begin
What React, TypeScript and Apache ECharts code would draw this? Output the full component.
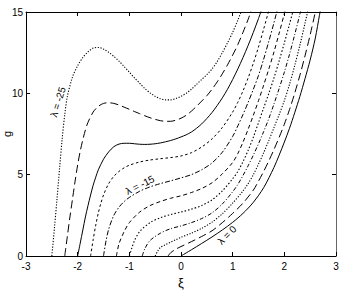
import React, { useEffect, useRef } from "react";
import * as echarts from "echarts";

const FONT = "'Liberation Sans', Arial, Helvetica, sans-serif";

const lambdas = [-25, -22.5, -20, -17.5, -15, -12.5, -10, -7.5, -5, -2.5, 0];

const xTicks = [-3, -2, -1, 0, 1, 2, 3];
const yTicks = [0, 5, 10, 15];

const curveM25 = [
  [-2.5, 0], [-2.45, 1.7], [-2.4, 3.5], [-2.35, 5.4], [-2.3, 7.2], [-2.25, 8.7], [-2.2, 9.8],
  [-2.1, 11.0], [-2.0, 11.7], [-1.9, 12.2], [-1.8, 12.55], [-1.7, 12.78], [-1.6, 12.82],
  [-1.5, 12.72], [-1.4, 12.52], [-1.3, 12.27], [-1.2, 11.98], [-1.1, 11.65], [-1.0, 11.3],
  [-0.9, 10.95], [-0.8, 10.62], [-0.7, 10.3], [-0.6, 10.03], [-0.5, 9.82], [-0.4, 9.67],
  [-0.3, 9.6], [-0.2, 9.6], [-0.1, 9.68], [0, 9.82], [0.1, 10.0], [0.2, 10.25], [0.3, 10.55],
  [0.4, 10.85], [0.5, 11.15], [0.6, 11.5], [0.7, 11.95], [0.8, 12.5], [0.9, 13.1], [1.0, 13.75],
  [1.1, 14.5], [1.18, 15.15],
];

const curveM225 = [
  [-2.25, 0], [-2.2, 1.2], [-2.15, 2.4], [-2.1, 3.5], [-2.05, 4.6], [-2.0, 5.6], [-1.95, 6.45],
  [-1.9, 7.15], [-1.85, 7.75], [-1.8, 8.22], [-1.7, 8.85], [-1.6, 9.2], [-1.5, 9.38], [-1.4, 9.42],
  [-1.3, 9.38], [-1.2, 9.28], [-1.1, 9.15], [-1.0, 9.02], [-0.9, 8.88], [-0.8, 8.75], [-0.7, 8.62],
  [-0.6, 8.5], [-0.5, 8.4], [-0.4, 8.32], [-0.3, 8.28], [-0.2, 8.28], [-0.1, 8.35], [0, 8.47],
  [0.1, 8.65], [0.2, 8.9], [0.3, 9.2], [0.4, 9.52], [0.5, 9.85], [0.6, 10.25], [0.7, 10.7],
  [0.8, 11.2], [0.9, 11.75], [1.0, 12.35], [1.1, 13.0], [1.2, 13.75], [1.3, 14.55], [1.36, 15.1],
];

const curveM20 = [
  [-2, 0], [-1.95, 0.8], [-1.9, 1.6], [-1.85, 2.4], [-1.8, 3.1], [-1.75, 3.75], [-1.7, 4.35],
  [-1.65, 4.85], [-1.6, 5.3], [-1.5, 5.95], [-1.4, 6.4], [-1.3, 6.72], [-1.2, 6.88], [-1.1, 6.93],
  [-1.0, 6.93], [-0.9, 6.9], [-0.8, 6.87], [-0.7, 6.86], [-0.6, 6.87], [-0.5, 6.9], [-0.4, 6.95],
  [-0.3, 7.02], [-0.2, 7.1], [-0.1, 7.2], [0, 7.32], [0.1, 7.45], [0.2, 7.62], [0.3, 7.85],
  [0.4, 8.12], [0.5, 8.45], [0.6, 8.82], [0.7, 9.25], [0.8, 9.72], [0.9, 10.25], [1.0, 10.85],
  [1.1, 11.5], [1.2, 12.2], [1.3, 12.95], [1.4, 13.75], [1.5, 14.6], [1.56, 15.15],
];

const curveM175 = [
  [-1.75, 0], [-1.7, 1.0], [-1.65, 1.9], [-1.6, 2.65], [-1.55, 3.25], [-1.5, 3.75], [-1.4, 4.45],
  [-1.3, 4.9], [-1.2, 5.2], [-1.1, 5.42], [-1.0, 5.58], [-0.8, 5.78], [-0.6, 5.9], [-0.4, 5.98],
  [-0.2, 6.05], [0, 6.15], [0.2, 6.35], [0.4, 6.7], [0.6, 7.2], [0.8, 7.9], [1.0, 8.85],
  [1.1, 9.45], [1.2, 10.15], [1.3, 10.95], [1.4, 11.85], [1.5, 12.85], [1.6, 13.95], [1.7, 15.1],
];

const curveM15 = [
  [-1.5, 0], [-1.45, 0.95], [-1.4, 1.65], [-1.3, 2.5], [-1.2, 3.0], [-1.1, 3.35], [-1.0, 3.6],
  [-0.8, 3.98], [-0.6, 4.25], [-0.4, 4.45], [-0.2, 4.62], [0, 4.8], [0.2, 5.0], [0.4, 5.3],
  [0.6, 5.72], [0.8, 6.38], [1.0, 7.35], [1.1, 8.0], [1.2, 8.7], [1.3, 9.45], [1.4, 10.25],
  [1.5, 11.1], [1.6, 12.1], [1.7, 13.2], [1.8, 14.35], [1.87, 15.2],
];

const curveM125 = [
  [-1.25, 0], [-1.2, 0.75], [-1.1, 1.5], [-1.0, 2.05], [-0.8, 2.7], [-0.6, 3.1], [-0.4, 3.35],
  [-0.2, 3.55], [0, 3.7], [0.2, 3.9], [0.4, 4.15], [0.6, 4.5], [0.8, 5.05], [1.0, 5.75],
  [1.1, 6.3], [1.2, 7.0], [1.3, 7.8], [1.4, 8.65], [1.5, 9.55], [1.6, 10.5], [1.7, 11.5],
  [1.8, 12.55], [1.9, 13.7], [2.0, 14.9], [2.03, 15.3],
];

const curveM10 = [
  [-1, 0], [-0.95, 0.5], [-0.9, 0.95], [-0.8, 1.5], [-0.6, 2.05], [-0.4, 2.35], [-0.2, 2.55],
  [0, 2.7], [0.2, 2.88], [0.4, 3.1], [0.6, 3.45], [0.8, 4.0], [1.0, 4.75], [1.1, 5.2],
  [1.2, 5.8], [1.3, 6.5], [1.4, 7.3], [1.5, 8.2], [1.6, 9.1], [1.7, 10.0], [1.8, 10.95],
  [1.9, 12.0], [2.0, 13.1], [2.1, 14.25], [2.18, 15.2],
];

const curveM75 = [
  [-0.75, 0], [-0.7, 0.45], [-0.6, 0.95], [-0.4, 1.4], [-0.2, 1.68], [0, 1.85], [0.2, 2.05],
  [0.4, 2.3], [0.6, 2.65], [0.8, 3.2], [1.0, 3.95], [1.1, 4.4], [1.2, 4.95], [1.3, 5.55],
  [1.4, 6.2], [1.5, 6.9], [1.6, 7.65], [1.7, 8.45], [1.8, 9.35], [1.9, 10.3], [2.0, 11.3],
  [2.1, 12.4], [2.2, 13.6], [2.3, 14.85], [2.32, 15.1],
];

const curveM5 = [
  [-0.5, 0], [-0.45, 0.3], [-0.4, 0.52], [-0.3, 0.7], [-0.2, 0.85], [-0.1, 1.0], [0, 1.15],
  [0.2, 1.4], [0.4, 1.7], [0.6, 2.08], [0.8, 2.6], [1.0, 3.25], [1.2, 4.0], [1.3, 4.45],
  [1.4, 5.0], [1.5, 5.65], [1.6, 6.35], [1.7, 7.1], [1.8, 7.9], [1.9, 8.7], [2.0, 9.55],
  [2.1, 10.55], [2.2, 11.7], [2.3, 12.95], [2.4, 14.3], [2.46, 15.15],
];

const curveM25b = [
  [-0.25, 0], [-0.2, 0.2], [-0.1, 0.42], [0, 0.58], [0.2, 0.88], [0.4, 1.2], [0.6, 1.55],
  [0.8, 2.05], [1.0, 2.62], [1.2, 3.25], [1.4, 4.05], [1.5, 4.6], [1.6, 5.2], [1.7, 5.85],
  [1.8, 6.55], [1.9, 7.3], [2.0, 8.1], [2.1, 9.0], [2.2, 10.0], [2.3, 11.1], [2.4, 12.3],
  [2.5, 13.6], [2.6, 15.0], [2.62, 15.3],
];

const curve0 = [
  [0, 0], [0.2, 0.38], [0.4, 0.77], [0.6, 1.17], [0.8, 1.6], [1.0, 2.07], [1.2, 2.62],
  [1.4, 3.3], [1.6, 4.2], [1.8, 5.45], [1.9, 6.2], [2.0, 7.0], [2.1, 7.85], [2.2, 8.8],
  [2.3, 9.8], [2.4, 10.9], [2.5, 12.05], [2.6, 13.4], [2.68, 14.8], [2.71, 15.3],
];

const curves = [
  curveM25, curveM225, curveM20, curveM175, curveM15, curveM125,
  curveM10, curveM75, curveM5, curveM25b, curve0,
];

const dashes: any[] = [
  [1.2, 1.6], [8, 4], "solid", [2.5, 2.5], [5, 2, 1.5, 2], [4, 3],
  [1.5, 2], [4, 2, 1, 2], [1.2, 1.6], [8, 4], "solid",
];

const widths = [1.1, 1, 1, 1, 1, 1, 1.1, 1, 1.1, 1, 1];

const curveLabels = ["λ = -25", "λ = -15", "λ = 0"];

export default function App() {
  const ref = useRef<HTMLDivElement>(null);
  useEffect(() => {
    if (!ref.current) return;
    const chart = echarts.init(ref.current, null, { renderer: "svg" });
    const axisLine = { show: true, onZero: false, lineStyle: { color: "#000", width: 1 } };
    const tick = { show: true, inside: true, length: 4, lineStyle: { color: "#000", width: 1 } };
    const label = { color: "#000", fontSize: 10, fontFamily: FONT };
    chart.setOption({
      animation: false,
      grid: {
        left: 26, right: 4, top: 12, bottom: 34, show: false,
        containLabel: false, outerBoundsMode: "none",
      },
      xAxis: [
        {
          type: "value", min: xTicks[0], max: xTicks[xTicks.length - 1], interval: 1,
          position: "bottom", name: "ξ", nameLocation: "middle", nameGap: 18,
          nameTextStyle: { color: "#000", fontSize: 13, fontFamily: FONT },
          axisLine, axisTick: tick, axisLabel: { ...label, margin: 5 }, splitLine: { show: false },
        },
        {
          type: "value", min: xTicks[0], max: xTicks[xTicks.length - 1], interval: 1,
          position: "top", axisLine, axisTick: tick, axisLabel: { show: false }, splitLine: { show: false },
        },
      ],
      yAxis: [
        {
          type: "value", min: yTicks[0], max: yTicks[yTicks.length - 1], interval: 5,
          position: "left", name: "g", nameLocation: "middle", nameGap: 14, nameRotate: 90,
          nameMoveOverlap: false,
          nameTextStyle: { color: "#000", fontSize: 11, fontFamily: FONT },
          axisLine, axisTick: tick, axisLabel: { ...label, margin: 3 }, splitLine: { show: false },
        },
        {
          type: "value", min: yTicks[0], max: yTicks[yTicks.length - 1], interval: 5,
          position: "right", axisLine: { ...axisLine, lineStyle: { color: "#666", width: 1 } },
          axisTick: tick, axisLabel: { show: false }, splitLine: { show: false },
        },
      ],
      series: curves.map((c, i) => ({
        type: "line",
        name: "λ=" + lambdas[i],
        data: c,
        xAxisIndex: 0,
        yAxisIndex: 0,
        showSymbol: false,
        symbol: "none",
        smooth: 0.3,
        clip: true,
        silent: true,
        lineStyle: { color: "#000", width: widths[i], type: dashes[i] },
      })),
      graphic: [
        {
          type: "text", x: 58, y: 102, rotation: (73 * Math.PI) / 180,
          style: { text: curveLabels[0], fill: "#000", fontSize: 10, fontFamily: FONT, align: "center", verticalAlign: "middle" },
        },
        {
          type: "text", x: 140, y: 185, rotation: (27 * Math.PI) / 180,
          style: { text: curveLabels[1], fill: "#000", fontSize: 10, fontFamily: FONT, align: "center", verticalAlign: "middle" },
        },
        {
          type: "text", x: 227, y: 235, rotation: (45 * Math.PI) / 180,
          style: { text: curveLabels[2], fill: "#000", fontSize: 10, fontFamily: FONT, align: "center", verticalAlign: "middle" },
        },
      ],
    });
    return () => chart.dispose();
  }, []);
  return (
    <div
      ref={ref}
      style={{ position: "fixed", left: 0, top: 0, width: 340, height: 290, background: "#fff" }}
    />
  );
}
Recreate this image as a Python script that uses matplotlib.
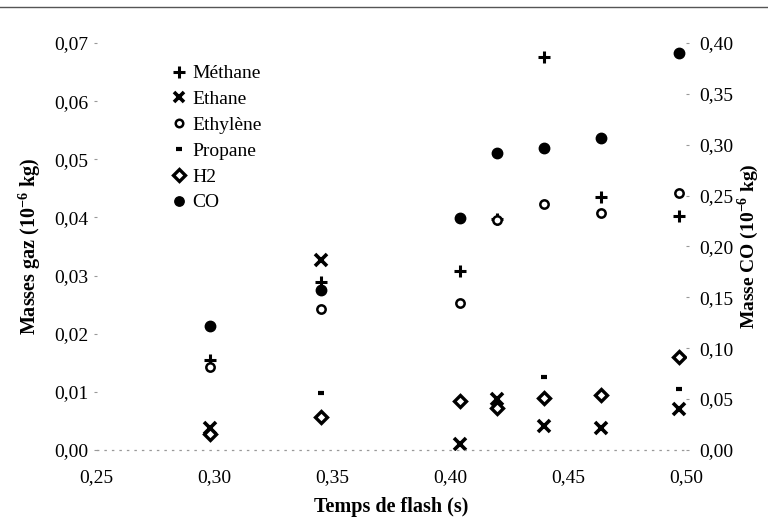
import matplotlib
matplotlib.use("Agg")
import matplotlib.pyplot as plt
import numpy as np
from matplotlib.lines import Line2D
from matplotlib.ticker import FuncFormatter, MultipleLocator

plt.rcParams['font.family'] = ['Liberation Serif', 'DejaVu Serif']
plt.rcParams['mathtext.fontset'] = 'custom'
plt.rcParams['mathtext.rm'] = 'Liberation Serif'
plt.rcParams['mathtext.bf'] = 'Liberation Serif:bold'

# Flash duration (s)
temps = [0.298, 0.345, 0.404, 0.420, 0.440, 0.464, 0.497]

# Gas masses (10^-6 kg), left axis
methane = [0.0155, 0.0289, 0.0308, 0.0398, 0.0676, 0.0435, 0.0402]
ethane = [0.0037, 0.0327, 0.0011, 0.0088, 0.0041, 0.0038, 0.0070]
ethylene = [0.0143, 0.0243, 0.0253, 0.0396, 0.0423, 0.0408, 0.0442]
propane = [np.nan, 0.0098, np.nan, np.nan, 0.0126, np.nan, 0.0105]
h2 = [0.0027, 0.0057, 0.0084, 0.0072, 0.0089, 0.0095, 0.0160]

# CO mass (10^-6 kg), right axis
co = [0.122, 0.157, 0.228, 0.292, 0.297, 0.307, 0.390]

fig = plt.figure(figsize=(7.68, 5.25), dpi=100)
ax = fig.add_axes([0.126, 0.143, 0.767, 0.775])
ax2 = ax.twinx()

ax.plot(temps, methane, ls='none', marker='+', ms=9, mew=2.2, color='black', label='Méthane')
ax.plot(temps, ethane, ls='none', marker='x', ms=8, mew=2.6, color='black', label='Ethane')
ax.plot(temps, ethylene, ls='none', marker='o', ms=6, mew=1.8, mfc='white', color='black', label='Ethylène')
ax.plot(temps, propane, ls='none', marker='_', ms=5, mew=3, color='black', label='Propane')
ax.plot(temps, h2, ls='none', marker='D', ms=6.5, mew=2.4, mfc='white', color='black', label='H2')
ax2.plot(temps, co, ls='none', marker='o', ms=7.5, color='black', label='CO')

ax.set_xlim(0.25, 0.50)
ax.set_ylim(0, 0.07)
ax2.set_ylim(0, 0.40)

fmt = FuncFormatter(lambda v, p: f'{v:.2f}'.replace('.', ','))
ax.xaxis.set_major_locator(MultipleLocator(0.05))
ax.yaxis.set_major_locator(MultipleLocator(0.01))
ax2.yaxis.set_major_locator(MultipleLocator(0.05))
ax.xaxis.set_major_formatter(fmt)
ax.yaxis.set_major_formatter(fmt)
ax2.yaxis.set_major_formatter(fmt)

for a in (ax, ax2):
    for s in ('top', 'left', 'right', 'bottom'):
        a.spines[s].set_visible(False)
ax.spines['bottom'].set_visible(True)
ax.spines['bottom'].set_color('#999999')
ax.spines['bottom'].set_linestyle((0, (1, 5)))
ax.spines['bottom'].set_linewidth(0.9)

ax.tick_params(axis='x', length=0, pad=14, labelsize=14)
ax.tick_params(axis='y', length=2, width=0.8, color='#999999', pad=4, labelsize=14)
ax2.tick_params(axis='y', length=2, width=0.8, color='#999999', pad=8, labelsize=14)

ax.set_xlabel('Temps de flash (s)', fontsize=14.5, fontweight='bold', labelpad=8)
ax.set_ylabel(r'Masses gaz (10$^{\mathbf{-6}}$ kg)', fontsize=14.5, fontweight='bold', labelpad=8)
ax2.set_ylabel(r'Masse CO (10$^{\mathbf{-6}}$ kg)', fontsize=14, fontweight='bold', labelpad=1)

h1, l1 = ax.get_legend_handles_labels()
h2_, l2 = ax2.get_legend_handles_labels()
ax.legend(h1 + h2_, l1 + l2, loc='upper left', bbox_to_anchor=(0.212, 0.895),
          bbox_transform=fig.transFigure, frameon=False, fontsize=14,
          handlelength=0.7, handletextpad=0.3, labelspacing=0.42,
          borderpad=0, markerscale=0.9)

# scanned page rule at the top
fig.add_artist(Line2D([0, 1], [0.987, 0.987], transform=fig.transFigure,
                      color='#555555', lw=1.0))

fig.savefig('out.png', dpi=100)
end
■ **EXERCISE GOAL**:
Set down again, exactly, the lines of the material above from its first line to the one with "const yTicks = [0, 5, 10, 15];", inclusive. Leave the pictures out.

■ **WRITTEN ANSWER**:
What React, TypeScript and Apache ECharts code would draw this? Output the full component.
import React, { useEffect, useRef } from "react";
import * as echarts from "echarts";

const FONT = "'Liberation Sans', Arial, Helvetica, sans-serif";

const lambdas = [-25, -22.5, -20, -17.5, -15, -12.5, -10, -7.5, -5, -2.5, 0];

const xTicks = [-3, -2, -1, 0, 1, 2, 3];
const yTicks = [0, 5, 10, 15];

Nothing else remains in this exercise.